Given exercise = Everything from the first line of the data through the line with "YAxis, CartesianGrid, ReferenceLine" is to be echoed exactly, minus the pictures.

Given information =
□ □ □

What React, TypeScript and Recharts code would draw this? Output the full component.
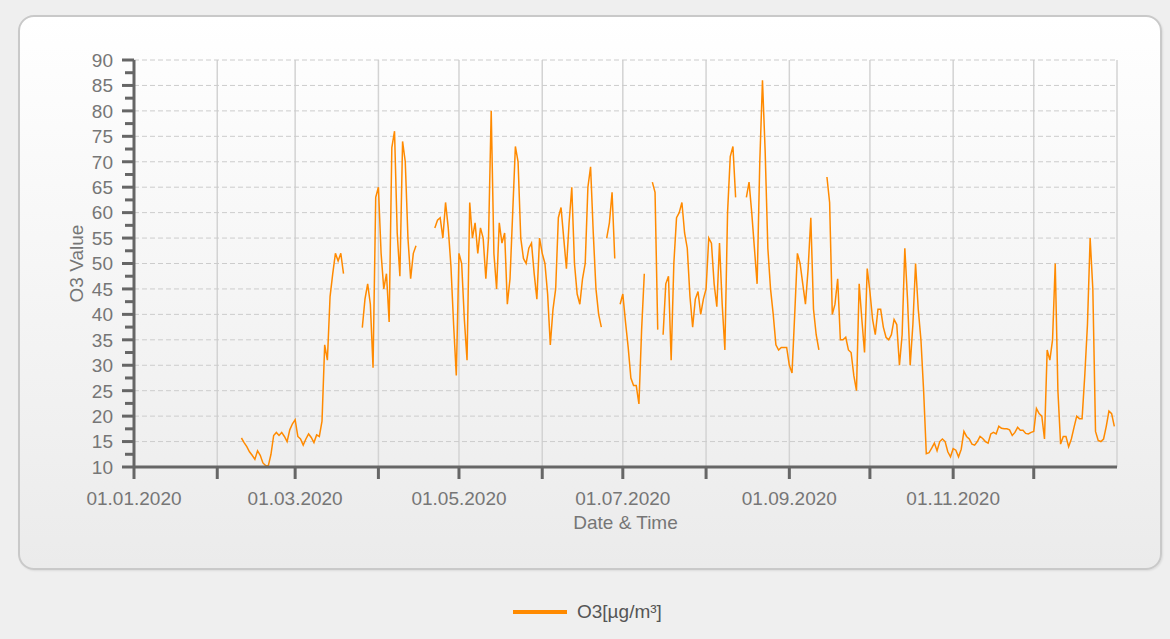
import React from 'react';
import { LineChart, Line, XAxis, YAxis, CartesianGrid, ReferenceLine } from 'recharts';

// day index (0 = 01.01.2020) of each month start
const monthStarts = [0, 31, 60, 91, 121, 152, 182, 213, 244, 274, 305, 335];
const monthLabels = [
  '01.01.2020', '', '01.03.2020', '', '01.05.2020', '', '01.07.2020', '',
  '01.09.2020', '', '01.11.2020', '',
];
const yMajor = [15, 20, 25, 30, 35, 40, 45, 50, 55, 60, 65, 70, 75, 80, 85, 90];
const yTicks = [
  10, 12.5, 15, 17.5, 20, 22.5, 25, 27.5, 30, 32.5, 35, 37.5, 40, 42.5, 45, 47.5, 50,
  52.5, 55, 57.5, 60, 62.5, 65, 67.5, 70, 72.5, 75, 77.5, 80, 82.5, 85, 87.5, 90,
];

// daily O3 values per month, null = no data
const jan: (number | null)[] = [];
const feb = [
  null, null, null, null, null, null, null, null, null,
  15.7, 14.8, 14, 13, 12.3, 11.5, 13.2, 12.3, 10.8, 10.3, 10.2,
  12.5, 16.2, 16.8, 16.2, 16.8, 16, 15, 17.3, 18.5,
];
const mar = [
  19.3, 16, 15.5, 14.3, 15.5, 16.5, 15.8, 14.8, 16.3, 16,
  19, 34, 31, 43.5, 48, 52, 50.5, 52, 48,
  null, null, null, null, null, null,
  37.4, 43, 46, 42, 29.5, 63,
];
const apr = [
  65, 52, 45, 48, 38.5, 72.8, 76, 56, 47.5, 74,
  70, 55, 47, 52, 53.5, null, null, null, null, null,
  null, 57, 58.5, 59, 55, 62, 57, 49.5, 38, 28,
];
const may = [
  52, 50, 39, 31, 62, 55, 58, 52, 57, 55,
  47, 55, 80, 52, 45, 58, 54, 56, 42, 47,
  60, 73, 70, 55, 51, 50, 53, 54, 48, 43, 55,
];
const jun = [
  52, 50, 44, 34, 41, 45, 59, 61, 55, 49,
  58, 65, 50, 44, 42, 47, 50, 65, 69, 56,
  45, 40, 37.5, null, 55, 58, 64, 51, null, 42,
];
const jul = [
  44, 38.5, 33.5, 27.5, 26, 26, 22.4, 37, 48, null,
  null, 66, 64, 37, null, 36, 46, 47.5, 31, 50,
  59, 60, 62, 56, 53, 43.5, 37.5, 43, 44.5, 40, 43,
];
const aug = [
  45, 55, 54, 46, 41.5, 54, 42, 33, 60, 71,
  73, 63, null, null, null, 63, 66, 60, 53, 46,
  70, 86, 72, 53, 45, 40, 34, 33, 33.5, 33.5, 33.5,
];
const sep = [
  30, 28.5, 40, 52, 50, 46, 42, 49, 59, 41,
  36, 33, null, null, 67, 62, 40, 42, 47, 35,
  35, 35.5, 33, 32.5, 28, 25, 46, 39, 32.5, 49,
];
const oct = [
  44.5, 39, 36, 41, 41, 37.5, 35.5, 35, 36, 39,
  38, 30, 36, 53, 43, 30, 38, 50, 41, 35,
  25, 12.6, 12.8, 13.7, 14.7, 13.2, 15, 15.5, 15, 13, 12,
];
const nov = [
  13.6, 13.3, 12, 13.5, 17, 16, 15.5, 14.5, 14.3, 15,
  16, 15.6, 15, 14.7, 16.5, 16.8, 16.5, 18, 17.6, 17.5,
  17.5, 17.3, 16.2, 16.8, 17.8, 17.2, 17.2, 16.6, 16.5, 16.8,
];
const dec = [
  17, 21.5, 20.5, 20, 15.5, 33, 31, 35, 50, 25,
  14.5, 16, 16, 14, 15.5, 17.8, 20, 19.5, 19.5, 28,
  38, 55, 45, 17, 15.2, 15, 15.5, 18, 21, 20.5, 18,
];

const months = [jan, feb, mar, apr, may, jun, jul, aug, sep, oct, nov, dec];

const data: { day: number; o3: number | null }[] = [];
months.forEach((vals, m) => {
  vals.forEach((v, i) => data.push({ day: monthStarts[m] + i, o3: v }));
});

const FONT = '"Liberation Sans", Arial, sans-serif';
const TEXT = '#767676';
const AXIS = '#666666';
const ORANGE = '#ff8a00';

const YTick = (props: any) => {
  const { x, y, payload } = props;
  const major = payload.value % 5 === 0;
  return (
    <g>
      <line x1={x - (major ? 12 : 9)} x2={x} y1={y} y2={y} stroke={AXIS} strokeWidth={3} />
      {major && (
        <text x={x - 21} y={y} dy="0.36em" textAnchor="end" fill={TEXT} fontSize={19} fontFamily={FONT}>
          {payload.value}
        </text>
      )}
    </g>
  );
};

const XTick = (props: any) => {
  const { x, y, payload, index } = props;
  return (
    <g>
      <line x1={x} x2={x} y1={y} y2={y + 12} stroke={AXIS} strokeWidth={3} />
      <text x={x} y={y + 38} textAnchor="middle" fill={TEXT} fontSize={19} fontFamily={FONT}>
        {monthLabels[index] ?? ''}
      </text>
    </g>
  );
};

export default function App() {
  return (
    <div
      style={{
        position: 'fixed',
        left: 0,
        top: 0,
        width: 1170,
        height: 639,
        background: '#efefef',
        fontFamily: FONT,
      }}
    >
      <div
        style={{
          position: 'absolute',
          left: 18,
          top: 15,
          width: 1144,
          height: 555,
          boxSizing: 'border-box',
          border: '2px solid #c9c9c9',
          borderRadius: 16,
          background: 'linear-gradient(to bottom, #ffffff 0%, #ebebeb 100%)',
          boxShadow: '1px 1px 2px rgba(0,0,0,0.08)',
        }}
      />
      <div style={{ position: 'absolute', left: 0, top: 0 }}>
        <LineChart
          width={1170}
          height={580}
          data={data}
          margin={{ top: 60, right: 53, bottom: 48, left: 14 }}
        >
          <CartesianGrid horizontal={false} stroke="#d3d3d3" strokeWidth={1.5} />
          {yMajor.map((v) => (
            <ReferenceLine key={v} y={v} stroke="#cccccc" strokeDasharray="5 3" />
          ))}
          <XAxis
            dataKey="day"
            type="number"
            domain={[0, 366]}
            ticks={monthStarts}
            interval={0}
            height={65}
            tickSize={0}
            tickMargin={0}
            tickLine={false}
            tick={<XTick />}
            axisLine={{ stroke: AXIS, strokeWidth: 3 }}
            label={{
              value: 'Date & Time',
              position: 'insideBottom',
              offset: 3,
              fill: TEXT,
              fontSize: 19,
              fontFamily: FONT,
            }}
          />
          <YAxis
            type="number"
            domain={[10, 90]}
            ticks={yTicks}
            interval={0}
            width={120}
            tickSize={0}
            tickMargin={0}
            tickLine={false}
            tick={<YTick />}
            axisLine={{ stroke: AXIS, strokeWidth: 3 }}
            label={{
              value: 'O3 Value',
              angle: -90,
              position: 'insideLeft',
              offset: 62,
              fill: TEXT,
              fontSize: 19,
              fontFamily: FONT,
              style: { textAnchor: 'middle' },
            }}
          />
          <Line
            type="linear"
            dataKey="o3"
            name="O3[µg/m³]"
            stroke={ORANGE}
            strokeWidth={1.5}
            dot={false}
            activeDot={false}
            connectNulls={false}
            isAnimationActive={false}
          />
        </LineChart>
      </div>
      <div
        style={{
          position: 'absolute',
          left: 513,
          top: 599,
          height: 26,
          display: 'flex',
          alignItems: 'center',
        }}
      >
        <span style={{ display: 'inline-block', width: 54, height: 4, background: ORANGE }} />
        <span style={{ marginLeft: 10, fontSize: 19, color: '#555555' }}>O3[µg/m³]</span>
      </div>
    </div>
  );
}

□ □ □

Exercise solution =
What React, TypeScript and Recharts code would draw this? Output the full component.
import React from 'react';
import { LineChart, Line, XAxis, YAxis, CartesianGrid, ReferenceLine } from 'recharts';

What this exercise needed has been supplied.